From the listing below, pick out each line with the word "this".
_ _ _ _ _ _ _
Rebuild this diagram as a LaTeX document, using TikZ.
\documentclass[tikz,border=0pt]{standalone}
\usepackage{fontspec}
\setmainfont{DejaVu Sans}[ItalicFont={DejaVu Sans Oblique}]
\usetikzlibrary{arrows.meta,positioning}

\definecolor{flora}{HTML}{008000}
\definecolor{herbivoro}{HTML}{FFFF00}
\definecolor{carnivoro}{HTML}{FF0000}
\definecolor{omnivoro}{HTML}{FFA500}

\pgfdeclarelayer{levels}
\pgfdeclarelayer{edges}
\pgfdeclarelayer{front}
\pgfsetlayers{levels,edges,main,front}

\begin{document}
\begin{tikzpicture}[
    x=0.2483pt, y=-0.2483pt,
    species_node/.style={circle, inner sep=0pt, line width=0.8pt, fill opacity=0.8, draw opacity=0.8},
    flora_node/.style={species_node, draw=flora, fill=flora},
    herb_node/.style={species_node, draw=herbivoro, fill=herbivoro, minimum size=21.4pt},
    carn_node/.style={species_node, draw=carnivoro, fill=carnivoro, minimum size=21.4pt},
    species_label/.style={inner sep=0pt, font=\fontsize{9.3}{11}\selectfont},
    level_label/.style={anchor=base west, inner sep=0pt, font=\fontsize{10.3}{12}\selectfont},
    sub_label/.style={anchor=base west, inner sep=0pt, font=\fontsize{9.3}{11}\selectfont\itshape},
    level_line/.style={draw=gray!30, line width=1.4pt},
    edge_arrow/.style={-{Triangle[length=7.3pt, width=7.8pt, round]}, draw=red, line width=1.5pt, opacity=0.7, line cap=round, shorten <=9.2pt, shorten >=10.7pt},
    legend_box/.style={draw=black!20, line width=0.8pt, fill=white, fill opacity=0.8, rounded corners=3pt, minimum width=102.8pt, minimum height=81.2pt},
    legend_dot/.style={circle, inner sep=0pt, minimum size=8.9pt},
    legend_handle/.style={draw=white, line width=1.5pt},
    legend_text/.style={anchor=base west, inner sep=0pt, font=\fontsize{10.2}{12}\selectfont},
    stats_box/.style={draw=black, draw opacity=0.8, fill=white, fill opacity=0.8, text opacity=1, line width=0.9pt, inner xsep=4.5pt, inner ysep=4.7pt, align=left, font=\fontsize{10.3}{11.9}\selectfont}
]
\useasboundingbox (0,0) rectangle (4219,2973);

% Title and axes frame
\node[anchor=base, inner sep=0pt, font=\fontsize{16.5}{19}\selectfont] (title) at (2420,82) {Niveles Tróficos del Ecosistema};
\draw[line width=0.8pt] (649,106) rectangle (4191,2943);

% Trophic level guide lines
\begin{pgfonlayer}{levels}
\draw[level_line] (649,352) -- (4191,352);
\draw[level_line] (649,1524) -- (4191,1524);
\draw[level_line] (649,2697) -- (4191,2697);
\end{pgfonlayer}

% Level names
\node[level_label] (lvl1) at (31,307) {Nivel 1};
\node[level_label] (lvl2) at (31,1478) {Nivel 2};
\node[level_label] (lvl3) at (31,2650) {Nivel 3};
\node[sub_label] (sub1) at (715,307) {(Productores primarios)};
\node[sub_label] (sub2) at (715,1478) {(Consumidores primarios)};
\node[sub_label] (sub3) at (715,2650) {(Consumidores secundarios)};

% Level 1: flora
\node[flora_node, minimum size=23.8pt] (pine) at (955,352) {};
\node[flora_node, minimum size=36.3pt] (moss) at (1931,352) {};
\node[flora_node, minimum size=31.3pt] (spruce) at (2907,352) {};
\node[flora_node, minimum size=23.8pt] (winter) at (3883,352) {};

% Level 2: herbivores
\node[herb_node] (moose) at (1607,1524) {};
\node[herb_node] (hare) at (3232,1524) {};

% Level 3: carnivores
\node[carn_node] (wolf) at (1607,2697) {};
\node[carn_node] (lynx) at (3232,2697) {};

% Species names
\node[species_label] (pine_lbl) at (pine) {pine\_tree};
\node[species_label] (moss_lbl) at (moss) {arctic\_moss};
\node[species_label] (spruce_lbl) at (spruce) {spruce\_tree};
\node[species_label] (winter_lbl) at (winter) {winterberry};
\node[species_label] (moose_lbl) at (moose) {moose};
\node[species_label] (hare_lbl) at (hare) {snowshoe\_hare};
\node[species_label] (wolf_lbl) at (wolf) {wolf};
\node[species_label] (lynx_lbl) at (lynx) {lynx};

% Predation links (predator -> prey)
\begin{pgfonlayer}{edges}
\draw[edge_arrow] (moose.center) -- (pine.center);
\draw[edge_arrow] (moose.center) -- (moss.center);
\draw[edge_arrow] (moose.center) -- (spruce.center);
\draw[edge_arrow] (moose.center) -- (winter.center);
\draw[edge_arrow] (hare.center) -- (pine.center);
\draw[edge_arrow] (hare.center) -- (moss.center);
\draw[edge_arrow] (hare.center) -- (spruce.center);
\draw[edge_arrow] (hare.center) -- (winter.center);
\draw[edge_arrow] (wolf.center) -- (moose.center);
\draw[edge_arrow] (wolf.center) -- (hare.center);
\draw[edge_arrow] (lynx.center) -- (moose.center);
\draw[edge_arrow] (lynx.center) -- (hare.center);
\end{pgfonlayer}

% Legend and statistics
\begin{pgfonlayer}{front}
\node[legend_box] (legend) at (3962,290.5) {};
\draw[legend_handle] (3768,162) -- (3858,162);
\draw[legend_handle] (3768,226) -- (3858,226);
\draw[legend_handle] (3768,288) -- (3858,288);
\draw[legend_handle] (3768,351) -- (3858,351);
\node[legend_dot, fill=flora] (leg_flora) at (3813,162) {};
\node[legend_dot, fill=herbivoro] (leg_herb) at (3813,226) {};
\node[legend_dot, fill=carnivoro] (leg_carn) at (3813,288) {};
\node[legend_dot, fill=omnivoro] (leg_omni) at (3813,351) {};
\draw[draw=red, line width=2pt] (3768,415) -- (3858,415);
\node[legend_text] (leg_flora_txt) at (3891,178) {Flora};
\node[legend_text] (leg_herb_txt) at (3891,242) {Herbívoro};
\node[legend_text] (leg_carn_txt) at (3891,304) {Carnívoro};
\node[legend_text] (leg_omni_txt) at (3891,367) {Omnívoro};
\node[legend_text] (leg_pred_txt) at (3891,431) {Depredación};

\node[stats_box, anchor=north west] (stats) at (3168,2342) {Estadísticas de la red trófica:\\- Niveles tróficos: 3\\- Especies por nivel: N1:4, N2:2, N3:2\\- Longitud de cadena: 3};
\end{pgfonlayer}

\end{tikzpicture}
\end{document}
_ _ _ _ _ _ _
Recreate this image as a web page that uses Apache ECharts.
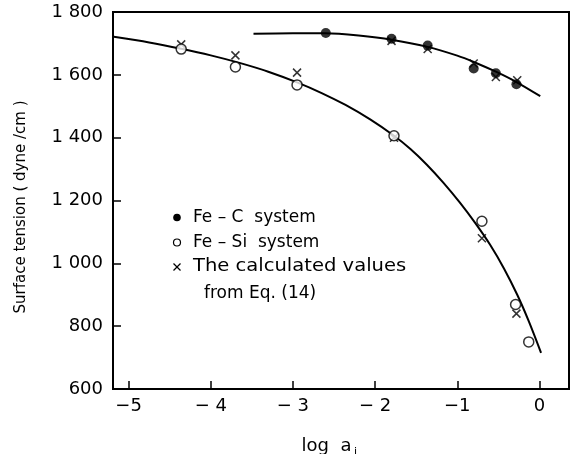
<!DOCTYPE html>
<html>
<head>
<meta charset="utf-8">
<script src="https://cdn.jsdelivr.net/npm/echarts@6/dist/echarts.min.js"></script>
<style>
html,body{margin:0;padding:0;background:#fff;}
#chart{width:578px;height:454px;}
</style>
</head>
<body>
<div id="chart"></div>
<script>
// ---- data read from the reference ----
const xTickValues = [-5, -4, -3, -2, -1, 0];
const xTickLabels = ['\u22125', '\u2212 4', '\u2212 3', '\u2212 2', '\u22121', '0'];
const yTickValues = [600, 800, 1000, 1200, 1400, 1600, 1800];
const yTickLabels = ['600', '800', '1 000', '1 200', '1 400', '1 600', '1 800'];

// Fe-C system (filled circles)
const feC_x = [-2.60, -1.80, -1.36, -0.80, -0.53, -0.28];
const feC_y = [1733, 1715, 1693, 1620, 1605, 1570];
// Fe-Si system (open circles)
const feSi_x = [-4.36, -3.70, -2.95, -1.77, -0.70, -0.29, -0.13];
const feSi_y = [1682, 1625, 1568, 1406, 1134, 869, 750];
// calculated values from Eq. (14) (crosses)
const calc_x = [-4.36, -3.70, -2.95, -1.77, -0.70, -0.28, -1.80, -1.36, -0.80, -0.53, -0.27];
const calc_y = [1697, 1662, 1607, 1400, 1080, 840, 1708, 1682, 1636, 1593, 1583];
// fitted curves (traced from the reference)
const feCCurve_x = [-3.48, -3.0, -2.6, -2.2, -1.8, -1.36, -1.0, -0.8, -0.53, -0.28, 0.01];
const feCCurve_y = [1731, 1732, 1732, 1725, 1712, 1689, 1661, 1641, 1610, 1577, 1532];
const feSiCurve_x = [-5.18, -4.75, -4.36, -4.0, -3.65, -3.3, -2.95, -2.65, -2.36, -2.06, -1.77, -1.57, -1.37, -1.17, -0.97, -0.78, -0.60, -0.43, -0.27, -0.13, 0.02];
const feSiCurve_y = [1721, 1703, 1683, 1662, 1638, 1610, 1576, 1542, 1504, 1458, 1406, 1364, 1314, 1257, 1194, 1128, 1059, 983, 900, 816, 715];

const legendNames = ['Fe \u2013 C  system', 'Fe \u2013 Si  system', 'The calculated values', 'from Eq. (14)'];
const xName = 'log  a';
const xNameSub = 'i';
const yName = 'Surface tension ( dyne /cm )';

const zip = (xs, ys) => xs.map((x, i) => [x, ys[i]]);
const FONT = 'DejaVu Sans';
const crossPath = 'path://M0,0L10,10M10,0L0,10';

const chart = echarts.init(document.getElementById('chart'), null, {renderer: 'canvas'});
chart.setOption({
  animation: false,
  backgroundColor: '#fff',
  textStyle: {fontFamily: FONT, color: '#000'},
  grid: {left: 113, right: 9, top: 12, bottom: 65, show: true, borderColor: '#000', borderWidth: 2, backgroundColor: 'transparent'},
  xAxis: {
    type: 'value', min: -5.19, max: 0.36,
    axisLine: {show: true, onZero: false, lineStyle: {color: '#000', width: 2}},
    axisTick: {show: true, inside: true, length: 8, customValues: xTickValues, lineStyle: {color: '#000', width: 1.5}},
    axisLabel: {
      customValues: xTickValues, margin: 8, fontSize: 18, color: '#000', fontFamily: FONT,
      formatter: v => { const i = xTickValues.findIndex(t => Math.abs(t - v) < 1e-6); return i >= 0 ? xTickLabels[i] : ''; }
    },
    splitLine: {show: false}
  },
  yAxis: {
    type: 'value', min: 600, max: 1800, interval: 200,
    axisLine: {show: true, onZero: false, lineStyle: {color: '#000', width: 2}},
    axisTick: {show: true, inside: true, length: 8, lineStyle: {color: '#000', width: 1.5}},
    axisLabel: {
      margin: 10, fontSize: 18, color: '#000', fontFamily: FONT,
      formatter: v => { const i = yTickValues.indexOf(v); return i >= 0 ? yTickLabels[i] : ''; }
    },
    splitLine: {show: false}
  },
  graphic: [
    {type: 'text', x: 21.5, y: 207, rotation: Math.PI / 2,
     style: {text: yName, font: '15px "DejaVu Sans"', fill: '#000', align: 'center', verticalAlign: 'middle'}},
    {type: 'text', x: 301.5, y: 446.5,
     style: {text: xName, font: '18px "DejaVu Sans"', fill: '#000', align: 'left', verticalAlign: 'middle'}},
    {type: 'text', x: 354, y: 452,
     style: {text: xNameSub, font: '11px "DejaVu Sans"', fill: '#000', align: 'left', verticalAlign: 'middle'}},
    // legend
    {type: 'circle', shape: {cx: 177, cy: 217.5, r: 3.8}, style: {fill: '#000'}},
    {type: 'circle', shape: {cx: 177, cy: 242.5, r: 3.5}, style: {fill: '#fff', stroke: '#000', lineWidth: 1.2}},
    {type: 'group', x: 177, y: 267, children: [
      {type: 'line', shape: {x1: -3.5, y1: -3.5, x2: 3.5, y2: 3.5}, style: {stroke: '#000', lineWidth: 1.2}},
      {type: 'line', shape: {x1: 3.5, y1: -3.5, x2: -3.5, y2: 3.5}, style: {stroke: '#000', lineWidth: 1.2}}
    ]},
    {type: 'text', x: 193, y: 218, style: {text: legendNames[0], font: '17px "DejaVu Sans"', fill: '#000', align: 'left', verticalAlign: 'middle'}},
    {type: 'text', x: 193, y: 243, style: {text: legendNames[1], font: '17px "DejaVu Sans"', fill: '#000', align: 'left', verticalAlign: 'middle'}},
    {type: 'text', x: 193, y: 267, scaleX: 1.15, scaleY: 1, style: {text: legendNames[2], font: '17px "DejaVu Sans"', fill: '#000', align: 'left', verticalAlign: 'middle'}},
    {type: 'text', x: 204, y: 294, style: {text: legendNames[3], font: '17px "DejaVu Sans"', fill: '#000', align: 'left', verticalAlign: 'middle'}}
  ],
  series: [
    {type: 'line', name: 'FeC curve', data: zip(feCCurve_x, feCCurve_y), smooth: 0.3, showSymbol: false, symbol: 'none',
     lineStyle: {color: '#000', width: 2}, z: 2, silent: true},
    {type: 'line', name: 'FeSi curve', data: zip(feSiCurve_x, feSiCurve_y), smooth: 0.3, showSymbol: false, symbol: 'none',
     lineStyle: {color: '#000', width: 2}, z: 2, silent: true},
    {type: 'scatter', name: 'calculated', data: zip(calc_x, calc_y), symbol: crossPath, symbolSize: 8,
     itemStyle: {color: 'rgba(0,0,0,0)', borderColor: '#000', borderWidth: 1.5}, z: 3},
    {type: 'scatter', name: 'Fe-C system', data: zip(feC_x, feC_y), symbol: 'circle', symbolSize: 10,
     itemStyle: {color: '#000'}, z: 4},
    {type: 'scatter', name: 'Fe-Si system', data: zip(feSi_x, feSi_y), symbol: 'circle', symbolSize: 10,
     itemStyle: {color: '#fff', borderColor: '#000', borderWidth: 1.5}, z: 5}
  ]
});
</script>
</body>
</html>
_ _ _ _ _ _ _
## [ANSWER TO THE PROBLEM]
Rebuild this diagram as a LaTeX document, using TikZ.
Recreate this image as a web page that uses Apache ECharts.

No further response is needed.